Interesting that the most challenging technical task is among the first to be replaced by an algorithm ;)
Speaking of their academic origins, deep learning is a subset of machine learning. It just also happens to be the most exciting and the one with the biggest publicity/results in recent years, so its often (mis)-labeled to describe the entire machine learning field.
Andrew Ng's course still contains fundamental knowledge necessary to understand the motivations and reasoning behind deep learning (along with a lot of background ML knowledge that isn't needed), though, so I think its a good resource to link.
To the extent that it's a new umbrella term that mostly encompasses a set of techniques that have been around for a couple decades now, yeah, it's just a rebranding.
But I think the rebranding makes some sense because it calls attention to a common characteristic shared by all the techniques that fall under the brand: They tend to learn their own feature transformations, which is cool because it means you don't have to put nearly so much effort into figuring out how to curate the input.
To get an idea of a machine-learning course not focused on deep learning, compare Andrew Ng's other course, the one he teaches at Stanford, which is exclusively focused on other aspects of ML: http://cs229.stanford.edu/schedule.html
Yeah, it would be more accurate to say that Ng's course (as best I remember it) provides a good introduction to machine learning and covers unsupervised learning, for which deep learning is one approach.
Theano has the infrastructure in place for OpenCL, but not all 'operations' are implemented, which (for any decent calculation) means that it's a no-go [1].
Unfortunately, the focus at the Montreal lab that has a huge influence on its development seems to be (a) 'blocks' for a high-level DNN environment (which is very cool) and (b) CUDA-to-the-max (which is understandable, given Nvidia actively seeds research labs with freeby cards, and -- as evidenced by the article -- is putting a lot of effort into supporting deep learning).
rant start:
It's a shame that OpenCL doesn't get more love. Just the other day there was a cool Clojure GPU project (based on OpenCL) announced on HN. One of the comments was 'will you be building this for CUDA too?'. Rather than pressure open source writers to support closed systems, it would be better to pressure Nvidia to provide up-to-date OpenCL drivers. Newer Nvidia cards are at OpenCL 1.2. And the (somewhat old) OpenCL drivers are always there in an Nvidia install. But does Nvidia ever talk about that : No. It's entirely in Nvidia's interest to encourage everyone to talk CUDA-only. But on a GFLOPs/$ basis, and for the cause of Free, CUDA isn't the right way to go.
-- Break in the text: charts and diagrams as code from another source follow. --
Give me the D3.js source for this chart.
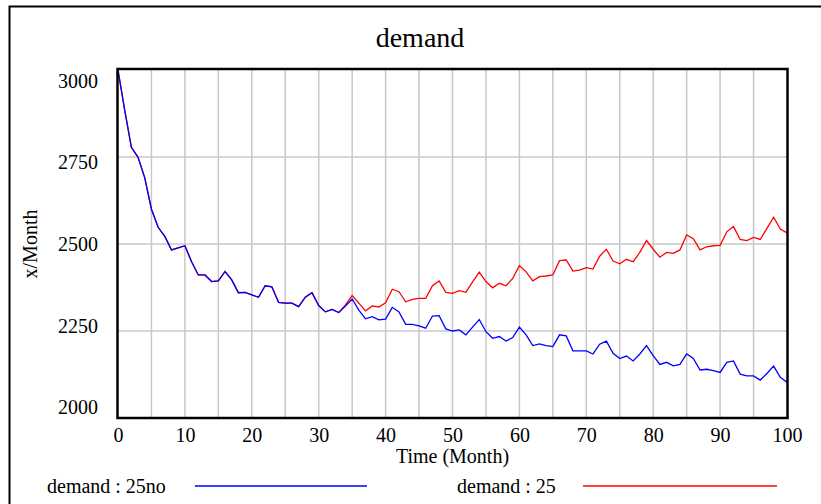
<!DOCTYPE html>
<html>
<head>
<meta charset="utf-8">
<script src="https://cdn.jsdelivr.net/npm/d3@7"></script>
<style>
  body { margin: 0; background: #fff; }
  svg { display: block; }
  text { font-family: "Liberation Serif", "Times New Roman", serif; fill: #000; }
</style>
</head>
<body>
<div id="chart"></div>
<script>
// time axis (months) and the two runs, one value per month
const months = d3.range(0, 101);
const xTicks = [0, 10, 20, 30, 40, 50, 60, 70, 80, 90, 100];
const yTicks = [2000, 2250, 2500, 2750, 3000];

const demand25no = [
  3000, 2885, 2778, 2749, 2690, 2600, 2548, 2522, 2483, 2489,
  2495, 2449, 2411, 2411, 2392, 2394, 2421, 2397, 2360, 2361,
  2354, 2347, 2380, 2377, 2332, 2330, 2330, 2320, 2347, 2360,
  2323, 2305, 2312, 2303, 2322, 2342, 2310, 2285, 2291, 2282,
  2284, 2318, 2305, 2269, 2269, 2265, 2258, 2293, 2294, 2256,
  2250, 2253, 2239, 2261, 2283, 2248, 2229, 2234, 2221, 2231,
  2261, 2239, 2208, 2213, 2208, 2205, 2239, 2236, 2193, 2193,
  2193, 2184, 2212, 2221, 2186, 2171, 2178, 2164, 2184, 2208,
  2179, 2154, 2160, 2150, 2154, 2184, 2171, 2138, 2140, 2136,
  2131, 2160, 2164, 2126, 2121, 2121, 2109, 2128, 2149, 2117,
  2103
];

const demand25 = [
  3000, 2885, 2778, 2749, 2690, 2600, 2548, 2522, 2483, 2489,
  2495, 2449, 2411, 2411, 2392, 2394, 2421, 2397, 2360, 2361,
  2354, 2347, 2380, 2377, 2332, 2330, 2330, 2320, 2347, 2360,
  2323, 2305, 2312, 2303, 2325, 2352, 2330, 2308, 2322, 2319,
  2331, 2370, 2363, 2334, 2341, 2344, 2344, 2380, 2394, 2361,
  2358, 2366, 2361, 2391, 2419, 2392, 2374, 2387, 2380, 2401,
  2438, 2420, 2394, 2406, 2408, 2411, 2452, 2454, 2422, 2425,
  2432, 2428, 2465, 2485, 2451, 2443, 2456, 2449, 2476, 2510,
  2485, 2462, 2476, 2473, 2483, 2526, 2515, 2483, 2492, 2495,
  2496, 2535, 2550, 2513, 2510, 2519, 2513, 2545, 2577, 2543,
  2532
];

const W = 821, H = 504;
const plot = { left: 118, right: 787, top: 70, bottom: 418 };

const svg = d3.select("#chart")
  .append("svg")
  .attr("width", W)
  .attr("height", H);

// window frame (cut off at right/bottom)
svg.append("rect")
  .attr("x", 9.5).attr("y", 6.5)
  .attr("width", 900).attr("height", 600)
  .attr("fill", "none")
  .attr("stroke", "#000")
  .attr("stroke-width", 2);

const x = d3.scaleLinear().domain([0, 100]).range([plot.left, plot.right]);
const y = d3.scaleLinear().domain([2000, 3000]).range([plot.bottom, plot.top]);
// vensim spreads the value labels a bit inside the plot height
const yLabel = d3.scaleLinear().domain([2000, 3000]).range([407, 80.7]);

// grid
svg.append("g")
  .selectAll("line")
  .data(d3.range(5, 100, 5))
  .enter()
  .append("line")
  .attr("x1", d => x(d)).attr("x2", d => x(d))
  .attr("y1", plot.top).attr("y2", plot.bottom)
  .attr("stroke", "#c8c8c8")
  .attr("stroke-width", 1.5);

svg.append("g")
  .selectAll("line")
  .data([2250, 2500, 2750])
  .enter()
  .append("line")
  .attr("x1", plot.left).attr("x2", plot.right)
  .attr("y1", d => y(d)).attr("y2", d => y(d))
  .attr("stroke", "#c8c8c8")
  .attr("stroke-width", 1.5);

// lines
const line = data => d3.line()
  .x((d, i) => x(months[i]))
  .y(d => y(d))(data);

svg.append("path")
  .attr("d", line(demand25))
  .attr("fill", "none")
  .attr("stroke", "#ff0000")
  .attr("stroke-width", 1.3);

svg.append("path")
  .attr("d", line(demand25no))
  .attr("fill", "none")
  .attr("stroke", "#0000ff")
  .attr("stroke-width", 1.3);

// plot border
svg.append("rect")
  .attr("x", plot.left - 0.5).attr("y", plot.top - 1)
  .attr("width", plot.right - plot.left + 1)
  .attr("height", plot.bottom - plot.top + 1)
  .attr("fill", "none")
  .attr("stroke", "#000")
  .attr("stroke-width", 2.5);

// axes
const xAxis = svg.append("g")
  .attr("transform", `translate(0,${plot.bottom})`)
  .call(d3.axisBottom(x).tickValues(xTicks).tickSize(0).tickPadding(0));
xAxis.select(".domain").remove();
xAxis.selectAll("text")
  .attr("y", 23.7)
  .attr("dy", null)
  .style("font-size", "20px")
  .style("font-family", "'Liberation Serif', serif");

const yAxis = svg.append("g")
  .attr("transform", "translate(98,0)")
  .call(d3.axisLeft(yLabel).tickValues(yTicks).tickSize(0).tickPadding(0).tickFormat(d3.format("d")));
yAxis.select(".domain").remove();
yAxis.selectAll("text")
  .attr("dy", "0.33em")
  .style("font-size", "20px")
  .style("font-family", "'Liberation Serif', serif");

// title and axis titles
svg.append("text")
  .attr("x", 420).attr("y", 47)
  .attr("text-anchor", "middle")
  .style("font-size", "28px")
  .text("demand");

svg.append("text")
  .attr("x", (plot.left + plot.right) / 2).attr("y", 463)
  .attr("text-anchor", "middle")
  .style("font-size", "20px")
  .text("Time (Month)");

svg.append("text")
  .attr("transform", `translate(36.5,${(plot.top + plot.bottom) / 2}) rotate(-90)`)
  .attr("text-anchor", "middle")
  .style("font-size", "20px")
  .text("x/Month");

// legend
const legend = [
  { name: "demand : 25no", color: "#0000ff", tx: 47, x1: 195, x2: 367 },
  { name: "demand : 25", color: "#ff0000", tx: 457, x1: 583, x2: 777 }
];
legend.forEach(d => {
  svg.append("text")
    .attr("x", d.tx).attr("y", 493)
    .style("font-size", "20px")
    .text(d.name);
  svg.append("line")
    .attr("x1", d.x1).attr("x2", d.x2)
    .attr("y1", 486).attr("y2", 486)
    .attr("stroke", d.color)
    .attr("stroke-width", 1.3);
});
</script>
</body>
</html>
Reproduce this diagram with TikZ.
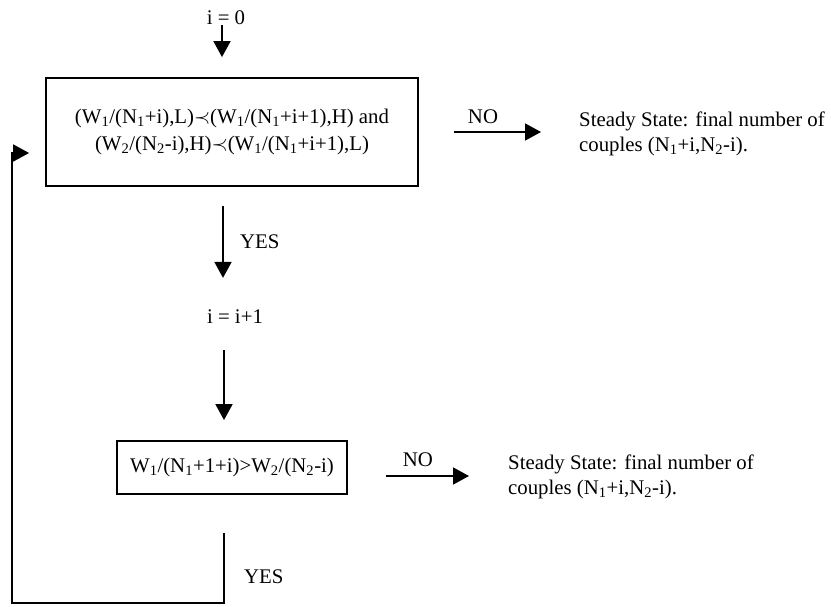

Disclaimer, it's my project, but I run an open source project called deeplearning4j, who's algorithms have a hardware abstraction layer built in to them called nd4j. You get numpy on the jvm and hardware as a jar file. Deeplearning4j itself is built on top of that. Would love to help spread deep learning to different runtimes.
Need to run empirical benchmarks. CUDA is usually faster. I'd like to run my own benchmarks with nd4j though. We have our own benchmark setup that works for every backend. It allows us to do some interesting things. Cuda itself is usually faster with data transfer latency though[1].
Looking forward to running these ourselves after our opencl support kicks in (only the kernels are written =/)
I plan on basing the work for open cl on our cuda work which is fairly well established at this point (mainly doing optimizations not much change in architecture)
I wouldn't be surprised if this turned out not to be accidental. I mean, it wouldn't work against NVidia for OpenCL to continue to be seen as the "slower option". So I'm sure their efforts to improve their OpenCL implementation aren't considered as important from a business point of view.
True, though if you compare roughly equivalent Nvidia and AMD GPUs, my impression is that the CUDA implementation on Nvidia still outperforms OpenCL on AMD for deep learning. Is this right?